- **AIM**
In the lines below, output everything from the first line through the line containing "(bar) at (570,1021);" exactly as it is. Pictures are not part of the output.

————————

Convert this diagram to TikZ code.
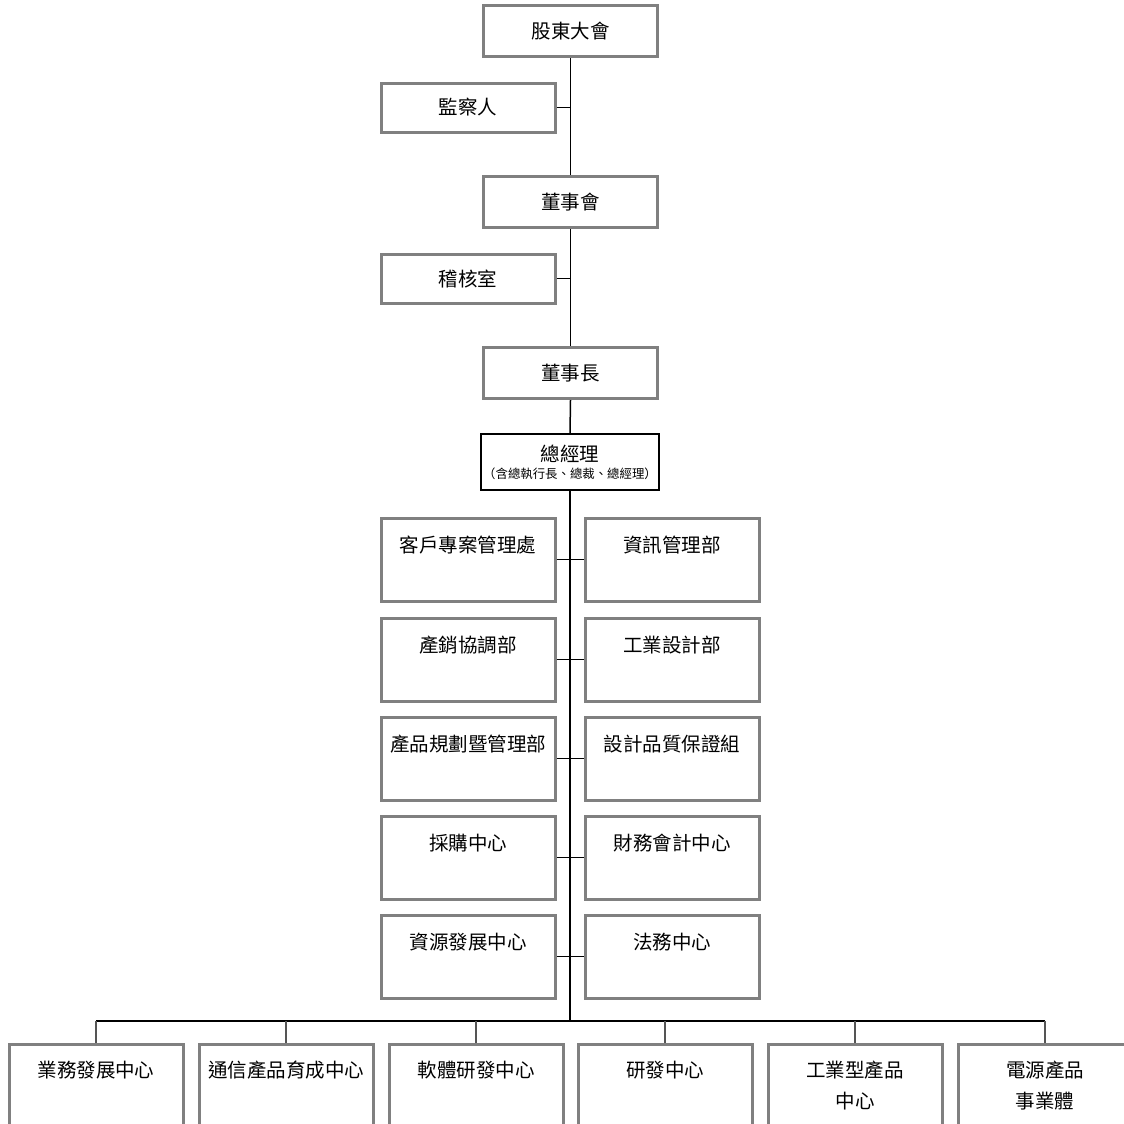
\documentclass[tikz,border=0pt]{standalone}
\usepackage{fontspec}
\setmainfont{Noto Sans CJK TC}
\definecolor{boxgray}{RGB}{128,128,128}
\definecolor{dropgray}{RGB}{85,85,85}
\tikzset{
  unit/.style={draw=boxgray, line width=3pt, minimum width=174pt, inner sep=0pt,
    font=\fontsize{19.5}{31}\selectfont},
  topbox/.style={unit, minimum height=51pt},
  midbox/.style={unit, text height=34pt, text depth=49pt},
  botbox/.style={unit, anchor=north, align=center, text height=33pt, text depth=90pt},
  twoline/.style={text height=64pt, text depth=60pt},
  gmbox/.style={draw, line width=2pt, minimum width=178pt, minimum height=56pt,
    inner sep=0pt, align=center, font=\fontsize{19.5}{20}\selectfont},
  link/.style={line width=1.5pt},
  drop/.style={draw=dropgray, line width=1.5pt}
}
\begin{document}
\begin{tikzpicture}[x=1pt, y=-1pt]
\clip (0,0) rectangle (1124,1124);
\node (SH) [topbox] at (570.5,31.5) {股東大會};
\node (SUP) [topbox, minimum height=49pt] at (468,107.5) {監察人};
\node (BD) [topbox] at (570.5,202) {董事會};
\node (AUD) [topbox, minimum height=49pt] at (468,278.5) {稽核室};
\node (CH) [topbox] at (570.5,373) {董事長};
\node (GM) [gmbox] at (570,462) {總經理\\[-3pt]{\fontsize{12.4}{14}\selectfont （含總執行長、總裁、總經理）}};

\node (L1) [midbox] at (468,559.5) {客戶專案管理處};
\node (R1) [midbox] at (672,559.5) {資訊管理部};
\node (L2) [midbox] at (468,659.5) {產銷協調部};
\node (R2) [midbox] at (672,659.5) {工業設計部};
\node (L3) [midbox] at (468,758.5) {產品規劃暨管理部};
\node (R3) [midbox] at (672,758.5) {設計品質保證組};
\node (L4) [midbox] at (468,857.5) {採購中心};
\node (R4) [midbox] at (672,857.5) {財務會計中心};
\node (L5) [midbox] at (468,956.5) {資源發展中心};
\node (R5) [midbox] at (672,956.5) {法務中心};

\node (B1) [botbox] at (96,1043) {業務發展中心};
\node (B2) [botbox] at (286,1043) {通信產品育成中心};
\node (B3) [botbox] at (476,1043) {軟體研發中心};
\node (B4) [botbox] at (665,1043) {研發中心};
\node (B5) [botbox, twoline] at (855,1043) {工業型產品\\中心};
\node (B6) [botbox, twoline] at (1045,1043) {電源產品\\事業體};
\coordinate (bar) at (570,1021);

\draw[link] (SH.south) -- (BD.north);
\draw[link] (BD.south) -- (CH.north);
\draw[link] (CH.south) -- (GM.north);
\draw[link] (GM.south) -- (bar);
\draw[link] (SUP.east) -- (SUP.east -| SH.south);
\draw[link] (AUD.east) -- (AUD.east -| BD.south);
\foreach \r in {1,...,5}
  \draw[link] (L\r.east) -- (R\r.west);
\draw[link] (B1.north |- bar) -- (B6.north |- bar);
\foreach \b in {1,...,6}
  \draw[drop] (B\b.north |- bar) -- (B\b.north);
\end{tikzpicture}
\end{document}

————————

- **FULL SOLUTION**
Convert this diagram to TikZ code.
\documentclass[tikz,border=0pt]{standalone}
\usepackage{fontspec}
\setmainfont{Noto Sans CJK TC}
\definecolor{boxgray}{RGB}{128,128,128}
\definecolor{dropgray}{RGB}{85,85,85}
\tikzset{
  unit/.style={draw=boxgray, line width=3pt, minimum width=174pt, inner sep=0pt,
    font=\fontsize{19.5}{31}\selectfont},
  topbox/.style={unit, minimum height=51pt},
  midbox/.style={unit, text height=34pt, text depth=49pt},
  botbox/.style={unit, anchor=north, align=center, text height=33pt, text depth=90pt},
  twoline/.style={text height=64pt, text depth=60pt},
  gmbox/.style={draw, line width=2pt, minimum width=178pt, minimum height=56pt,
    inner sep=0pt, align=center, font=\fontsize{19.5}{20}\selectfont},
  link/.style={line width=1.5pt},
  drop/.style={draw=dropgray, line width=1.5pt}
}
\begin{document}
\begin{tikzpicture}[x=1pt, y=-1pt]
\clip (0,0) rectangle (1124,1124);
\node (SH) [topbox] at (570.5,31.5) {股東大會};
\node (SUP) [topbox, minimum height=49pt] at (468,107.5) {監察人};
\node (BD) [topbox] at (570.5,202) {董事會};
\node (AUD) [topbox, minimum height=49pt] at (468,278.5) {稽核室};
\node (CH) [topbox] at (570.5,373) {董事長};
\node (GM) [gmbox] at (570,462) {總經理\\[-3pt]{\fontsize{12.4}{14}\selectfont （含總執行長、總裁、總經理）}};

\node (L1) [midbox] at (468,559.5) {客戶專案管理處};
\node (R1) [midbox] at (672,559.5) {資訊管理部};
\node (L2) [midbox] at (468,659.5) {產銷協調部};
\node (R2) [midbox] at (672,659.5) {工業設計部};
\node (L3) [midbox] at (468,758.5) {產品規劃暨管理部};
\node (R3) [midbox] at (672,758.5) {設計品質保證組};
\node (L4) [midbox] at (468,857.5) {採購中心};
\node (R4) [midbox] at (672,857.5) {財務會計中心};
\node (L5) [midbox] at (468,956.5) {資源發展中心};
\node (R5) [midbox] at (672,956.5) {法務中心};

\node (B1) [botbox] at (96,1043) {業務發展中心};
\node (B2) [botbox] at (286,1043) {通信產品育成中心};
\node (B3) [botbox] at (476,1043) {軟體研發中心};
\node (B4) [botbox] at (665,1043) {研發中心};
\node (B5) [botbox, twoline] at (855,1043) {工業型產品\\中心};
\node (B6) [botbox, twoline] at (1045,1043) {電源產品\\事業體};
\coordinate (bar) at (570,1021);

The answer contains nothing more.